By Cyril Tuohy
Financial advisors who want to boost yields on bond portfolios may consider a range of alternative investment strategies. These strategies can improve the performance of fixed-income portfolios.
Some of the alternative investment categories are “absolute return,” “distressed debt,” “equity market neutral,” “event-driven” or “equity hedge.”
Other categories are “merger arbitrage,” “macro CTA” and “relative arbitrage,” said Steve Young, chief investment officer and senior vice president of the asset management group for Curian Capital, the asset management subsidiary of Jackson National.
The alternative strategies are designed to improve portions of a bond portfolio in a rising interest rate environment, which has been the case since last spring. Advisors, however, should use these strategies only to complement a portion – up to 30 percent – of a client’s bond portfolio.
“For investors that need the potential to earn something more than money market yields, that's where the eight alternative investment categories come in,” Young said in an interview with InsuranceNewsNet.
With the 10-year Treasury note yielding less than 3 percent, investors and their advisors would love to eke out more from their life insurance policies and their annuity contracts. “For investors that need the potential to earn something more than money market yields, that’s where the eight alternative investment categories come in,” he said.
As a group, Young said, those eight alternative investment strategies “fared measurably better” than investment-grade bonds.
Young, one of several experts who spoke last month at Jackson’s Generation Alt Virtual Conference, delivered a presentation titled “Alternatives for Addressing Interest Rate Risk.” The conference was attended by 464 financial advisors.
“We define ‘Generation Alt’ as the new era of investors looking for additional methods to diversify their portfolios, given continued volatility and increased correlations in the market,” Clifford Jack, executive vice president and head of retail for Jackson, said in a statement.

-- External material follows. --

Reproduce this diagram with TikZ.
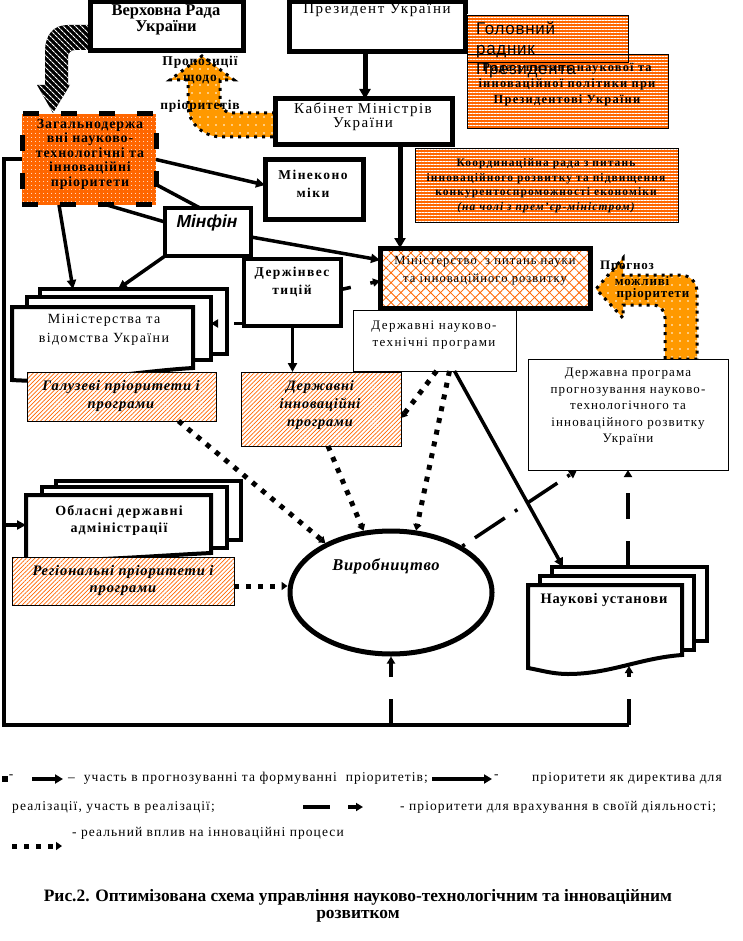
\documentclass[tikz,border=0pt]{standalone}
\usepackage{fontspec}
\setmainfont{Liberation Serif}
\newfontfamily\arialf{Liberation Sans}
\usetikzlibrary{arrows.meta,patterns.meta,shapes.geometric}
\definecolor{orA}{HTML}{FF6600}
\definecolor{orB}{HTML}{FF9900}
\newcommand\fs[2]{\fontsize{#1}{#2}\selectfont}
\newcommand\LS[1]{\addfontfeature{LetterSpace=#1}}
\newcommand\bx[6]{\node[#1,inner sep=0pt,outer sep=0pt,minimum width={(#5)-(#3)},minimum height={(#6)-(#4)}] (#2) at ({((#3)+(#5))/2},{((#4)+(#6))/2}) {};}
\begin{document}
\begin{tikzpicture}[x=1pt,y=-1pt,
  tb/.style={draw,line width=5pt,fill=white},
  tm/.style={draw,line width=4pt,fill=white},
  nb/.style={draw,line width=0.8pt,fill=white},
  stripes/.style={preaction={fill=orA},pattern={Lines[angle=0,distance=3pt,line width=0.6pt]},pattern color=white},
  hatchO/.style={preaction={fill=white},pattern={Lines[angle=45,distance=3pt,line width=0.7pt]},pattern color=orA},
  cross/.style={preaction={fill=white},preaction={pattern={Lines[angle=45,distance=7pt,line width=0.8pt]},pattern color=orA},pattern={Lines[angle=-45,distance=7pt,line width=0.8pt]},pattern color=orA},
  dotsO/.style={preaction={fill=orA},pattern={Dots[distance=4pt,radius=0.6pt]},pattern color=white},
  arrdots/.style={preaction={fill=orB},pattern={Dots[distance=8pt,radius=0.8pt]},pattern color=white},
  txt/.style={align=center,inner sep=0pt},
  arr/.style={line width=3.5pt,-{Triangle[length=9pt,width=9pt]}},
  arrT/.style={line width=5pt,-{Triangle[length=10pt,width=11pt]}},
  link/.style={line width=3.5pt},
  part/.style={line width=3.5pt,dash pattern=on 3pt off 12pt on 36pt off 12pt,-{Triangle[length=8pt,width=9pt]}},
  partS/.style={line width=3.5pt,dash pattern=on 10pt off 20pt,-{Triangle[length=7pt,width=8pt]}},
  real/.style={line width=5pt,dash pattern=on 5pt off 7pt,-{Triangle[length=6pt,width=8pt]}},
  cons/.style={line width=4pt,dash pattern=on 26pt off 22pt,-{Triangle[length=7pt,width=8pt]}},
  lg/.style={inner sep=0pt,font=\fs{13.5}{15}\LS{8}},
]
\useasboundingbox (0,0) rectangle (742,941);

% ---- block arrows ----
\path[fill=black,postaction={pattern={Lines[angle=-45,distance=4pt,line width=1.2pt]},pattern color=white}]
  (90,25) -- (68,25) .. controls (53,25) and (45,35) .. (45,52) -- (45,85) -- (37,85) -- (53,113) -- (70,85) -- (68,85) -- (68,57) .. controls (68,53) and (71,50) .. (75,50) -- (90,50) -- cycle;
\path[arrdots,draw=black,line width=3pt,dash pattern=on 3pt off 5pt]
  (275,113) -- (232,113) .. controls (225,113) and (220,108) .. (220,100) -- (220,80) -- (234,80) -- (202,56) -- (170,80) -- (188,80) -- (188,105) .. controls (188,125) and (205,137) .. (222,137) -- (275,137) -- cycle;
\path[arrdots,draw=black,line width=3pt,dash pattern=on 3pt off 5pt]
  (665,359) -- (665,318) .. controls (665,310) and (660,305) .. (652,305) -- (623,305) -- (623,318) -- (596,289) -- (623,258) -- (623,275) -- (680,275) .. controls (690,275) and (697,282) .. (697,292) -- (697,359) -- cycle;

% ---- boxes ----
\bx{tb}{vr}{90}{2}{243}{51}
\bx{tb}{pres}{289}{2}{465}{52}
\bx{tb}{kab}{275}{99}{452}{145}
\bx{stripes}{rad1}{467}{15}{628}{62}
\bx{stripes}{rad2}{467}{54}{668}{128}
\draw[line width=0.8pt] (rad1.north west) rectangle (rad1.south east);
\draw[line width=0.8pt] (rad2.north west) rectangle (rad2.south east);
\bx{stripes,draw,line width=0.8pt}{koord}{415}{148}{678}{222}
\bx{dotsO,draw,line width=5pt,dash pattern=on 16pt off 22pt}{zag}{22}{114}{156}{205}
\bx{tb}{mek}{265}{160}{363}{220}
\bx{tm}{minfin}{165}{208}{251}{256}
\bx{tm}{dinv}{244}{259}{341}{326}
\bx{draw,line width=5pt,cross}{mnauk}{380}{248}{590}{308}
\bx{nb}{dntp}{353}{310}{516}{371}
\bx{nb}{dprog}{528}{359}{728}{470}
% stacked ministries
\bx{tm}{mv3}{40}{289}{227}{354}
\bx{tm}{mv2}{27}{297}{211}{360}
\draw[line width=4pt,fill=white] (12,307) -- (193,307) -- (193,368) .. controls (140,371) and (70,384) .. (12,380) -- cycle;
\bx{nb,hatchO}{galuz}{27}{372}{216}{421}
\bx{nb,hatchO}{dinnov}{241}{372}{401}{446}
% stacked oblast
\bx{tm}{obl3}{56}{481}{241}{540}
\bx{tm}{obl2}{42}{487}{227}{548}
\draw[line width=4pt,fill=white] (26,495) -- (211,495) -- (211,553) .. controls (150,556) and (80,562) .. (26,560) -- cycle;
\bx{draw=none}{obl}{26}{495}{211}{555}
\bx{nb,hatchO}{reg}{12}{557}{234}{605}
% science institutions
\bx{tm}{nk3}{552}{567}{707}{641}
\bx{tm}{nk2}{540}{576}{694}{650}
\draw[line width=4pt,fill=white] (528,585) -- (682,585) -- (682,655) .. controls (640,658) and (610,674) .. (568,674) .. controls (552,674) and (540,670) .. (528,668) -- cycle;
\coordinate (nkB) at (629,666);
\node[draw,line width=5pt,fill=white,ellipse,inner sep=0pt,minimum width=202pt,minimum height=123pt] (vyr) at (391,592.5) {};

% ---- texts ----
\node[txt,font=\bfseries\fs{16.5}{14}] (vrt) at (166,20) {Верховна Рада\\України};
\node[txt,font=\fs{15}{15}\LS{11}] (prest) at (377,10) {Президент України};
\node[txt,font=\fs{15}{13}\LS{10}] (kabt) at (363,116.5) {Кабінет Міністрів\\України};
\node[txt,font=\bfseries\fs{12.5}{16}\LS{9.5}] (rad2t) at (567,85) {Рада з питань наукової та\\інноваційної політики при\\Президентові України};
\node[txt,align=left,anchor=west,font=\arialf\fs{17}{20}\LS{4}] (rad1t) at (476,50) {Головний\\радник\\Президента};
\node[txt,font=\bfseries\fs{11.5}{14.5}\LS{9.5}] (koordt) at (546,185.5) {Координаційна рада з питань\\інноваційного розвитку та підвищення\\конкурентоспроможності економіки\\\itshape(на чолі з прем’єр-міністром)};
\node[txt,font=\bfseries\fs{14}{14.5}\LS{6}] (zagt) at (90,154) {Загальнодержа\\вні науково-\\технологічні та\\інноваційні\\пріоритети};
\node[txt,font=\bfseries\fs{13.5}{16}\LS{6}] (propt) at (200,84) {Пропозиції\\щодо\\[12pt]пріоритетів};
\node[txt,font=\bfseries\fs{13.5}{18}\LS{10.5}] (mekt) at (313,184) {Мінеконо\\міки};
\node[txt,font=\arialf\bfseries\itshape\fs{17.5}{18}] (minfint) at (207,223) {Мінфін};
\node[txt,font=\bfseries\fs{13.5}{18}\LS{10}] (dinvt) at (292,282) {Держінвес\\тицій};
\node[txt,font=\fs{12.5}{18}\LS{8.5}] (mnaukt) at (485,271) {Міністерство\ \ з питань науки\\та інноваційного розвитку};
\node[txt,font=\fs{13}{17}\LS{11}] (dntpt) at (434,335.5) {Державні науково-\\технічні програми};
\node[txt,font=\fs{14}{19}\LS{10}] (mvt) at (104,329.5) {Міністерства та\\відомства України};
\node[txt,font=\bfseries\itshape\fs{14.5}{18}\LS{6}] (galuzt) at (121,396) {Галузеві пріоритети і\\програми};
\node[txt,font=\bfseries\itshape\fs{14.3}{18}\LS{6}] (dinnovt) at (320,405) {Державні\\інноваційні\\програми};
\node[txt,font=\fs{13}{16.5}\LS{8.5}] (dprogt) at (628,407) {Державна програма\\прогнозування науково-\\технологічного та\\інноваційного розвитку\\України};
\node[txt,anchor=west,font=\bfseries\fs{13}{14}\LS{6}] (prog1) at (600,267) {Прогноз};
\node[txt,font=\bfseries\fs{13}{14}\LS{6}] (prog2) at (642,281) {можливі};
\node[txt,font=\bfseries\fs{13}{14}\LS{6}] (prog3) at (653,294) {пріоритети};
\node[txt,font=\bfseries\fs{14}{17}\LS{8}] (oblt) at (119,520.5) {Обласні державні\\адміністрації};
\node[txt,font=\bfseries\itshape\fs{14.5}{17}\LS{6}] (regt) at (123,580.5) {Регіональні пріоритети і\\програми};
\node[txt,font=\bfseries\itshape\fs{16.5}{16}\LS{4}] (vyrt) at (386,566) {Виробництво};
\node[txt,font=\bfseries\fs{14.5}{16}\LS{6}] (nkt) at (604,600) {Наукові установи};

% ---- frame ----
\coordinate (fTL) at (4,159.5);
\coordinate (fBL) at (4,725);
\coordinate (fBM) at (391,725);
\coordinate (fBR) at (629,725);
\draw[line width=4pt] (zag.west) -- (fTL) -- (fBL) -- (fBR);
\draw[arr] (fTL |- obl.west) -- (obl.west);
\draw[cons] (fBM) -- (vyr.south);
\draw[cons] (fBR) -- (nkB);

% ---- connectors ----
\draw[arrT] ([xshift=-12pt]pres.south) -- ([xshift=-12pt]pres.south |- kab.north);
\draw[arrT] ([xshift=36.5pt]kab.south) -- ([xshift=20pt]mnauk.north west);
\draw[arr] (zag.east) -- ([yshift=5pt]mek.west);
\draw[link] ([yshift=-25pt]zag.east) -- ([xshift=-8pt]minfin.north);
\draw[link] ([xshift=18pt]zag.south) -- ([yshift=10pt]minfin.west);
\draw[arr] ([xshift=-30pt]zag.south) -- ([xshift=33pt]mv3.north west);
\draw[arr] (minfin.south west) -- ([xshift=78pt]mv3.north west);
\draw[arr] ([yshift=-5pt]minfin.east) -- ([yshift=18pt]mnauk.west);
\draw[arr] (dinv.south) -- (dinv.south |- dinnov.north);
\draw[partS] ([yshift=3pt]dinv.east) -- ([yshift=-3pt]mnauk.west);
\draw[partS] ([yshift=-31pt]dinv.west) -- ([yshift=-31pt]dinv.west -| mv2.east);
\draw[arr] ([xshift=20pt]dntp.south) -- ([xshift=11pt]nk3.north west);
\draw[real] ([xshift=57pt]galuz.south) -- (vyr.143);
\draw[real] ([xshift=7pt]dinnov.south) -- (vyr.114);
\draw[real] ([xshift=15pt]dntp.south) -- (vyr.68);
\draw[real] ([xshift=2pt]dntp.south) -- ([yshift=-9pt]dinnov.east);
\draw[real] ([yshift=-5pt]reg.east) -- ([yshift=-5pt]reg.east -| vyr.west);
\draw[part] (vyr.33) -- ([xshift=49pt]dprog.south west);
\draw[cons] (dprog.south |- nk3.north) -- (dprog.south);

% ---- legend ----
\fill (2,776) rectangle (8,782);
\node[lg] (lg0) at (11,777) {-};
\coordinate (l1a) at (32,779); \coordinate (l1b) at (63,779);
\draw[line width=4pt,-{Triangle[length=8pt,width=9pt]}] (l1a) -- (l1b);
\node[lg,anchor=west] (lg1) at (68,778) {–\ \ участь в прогнозуванні та формуванні\ \ пріоритетів;};
\coordinate (l2a) at (432,779); \coordinate (l2b) at (492,779);
\draw[line width=4pt,-{Triangle[length=8pt,width=9pt]}] (l2a) -- (l2b);
\node[lg,anchor=west] (lg1b) at (494,777) {-};
\node[lg,anchor=west] (lg1c) at (532,778) {пріоритети як директива для};
\node[lg,anchor=west] (lg2) at (12,807) {реалізації, участь в реалізації;};
\coordinate (l3a) at (303,807); \coordinate (l3b) at (330,807);
\draw[line width=4.5pt] (l3a) -- (l3b);
\coordinate (l4a) at (348,807); \coordinate (l4b) at (363,807);
\draw[line width=4pt,-{Triangle[length=7pt,width=8pt]}] (l4a) -- (l4b);
\node[lg,anchor=west] (lg2b) at (400,807) {- пріоритети для врахування в своїй діяльності;};
\node[lg,anchor=west] (lg3) at (72,833) {- реальний вплив на інноваційні процеси};
\coordinate (l5a) at (12,846); \coordinate (l5b) at (62,846);
\draw[real] (l5a) -- (l5b);
\node[txt,font=\bfseries\fs{17.4}{17.5}] (cap) at (358,906) {Рис.2. Оптимізована схема управління науково-технологічним та інноваційним\\розвитком};
\end{tikzpicture}
\end{document}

Advisors are more interested in alternative investments today because such investments have become more accessible for retail investors through mutual funds. Within mutual funds, alternative investments are relatively liquid and can be held inside or outside of individual retirement accounts (IRA) and some variable annuities, Young said.
Advisors looking to manage interest rate sensitivity within the bond fund world have options as well, Young added.
One strategy used by bond funds is to shorten both the duration of the bonds and exposure to interest rates.
“Another strategy is for advisors to go outside the U.S. and look for bond funds with international exposure seeking to avoid the interest rate pressures here in the U.S.,” Young said. “Adjustable-rate bond funds can also help reduce the sensitivity to rising rates.”
After months of flat or declining rates, interest rates rose steeply in the second quarter and bond funds suddenly delivered negative returns. This was due to bonds’ well-documented inverse correlation between yield and price.
As a result, advisors found themselves bombarded by clients’ questions about managing bond investments.
That’s when Young began introducing advisors to the “Rule of 1.”
“When it comes to interest rates and bond values, for every 1 percent change in rates there’s an approximate and opposite 1 percent change in the value of bonds for every year of duration of those bonds,” Young said.
In the second quarter, the market saw a full percentage jump in the 10-year Treasury yield and a drop in the price of bonds, Young said.
But that was hardly the end of the bond tale. In September, the Federal Reserve surprised many observers of its stimulus package by not easing back from its monthly purchase of $85 billion worth of bonds. Interest rates subsequently have eased, as well.
“They went from a lot of taper talk, to a taper balk,” Young said.
Jackson’s Generation Alt summit on alternative investments was timely for advisors who heard Young and other professionals talk about alternative strategies.
“They each did a deeper dive of their strategy and why people should be doing something differently in their portfolios and how to go about it,” said Mark Jones, vice president of marketing for Jackson National Life Distributors in Denver.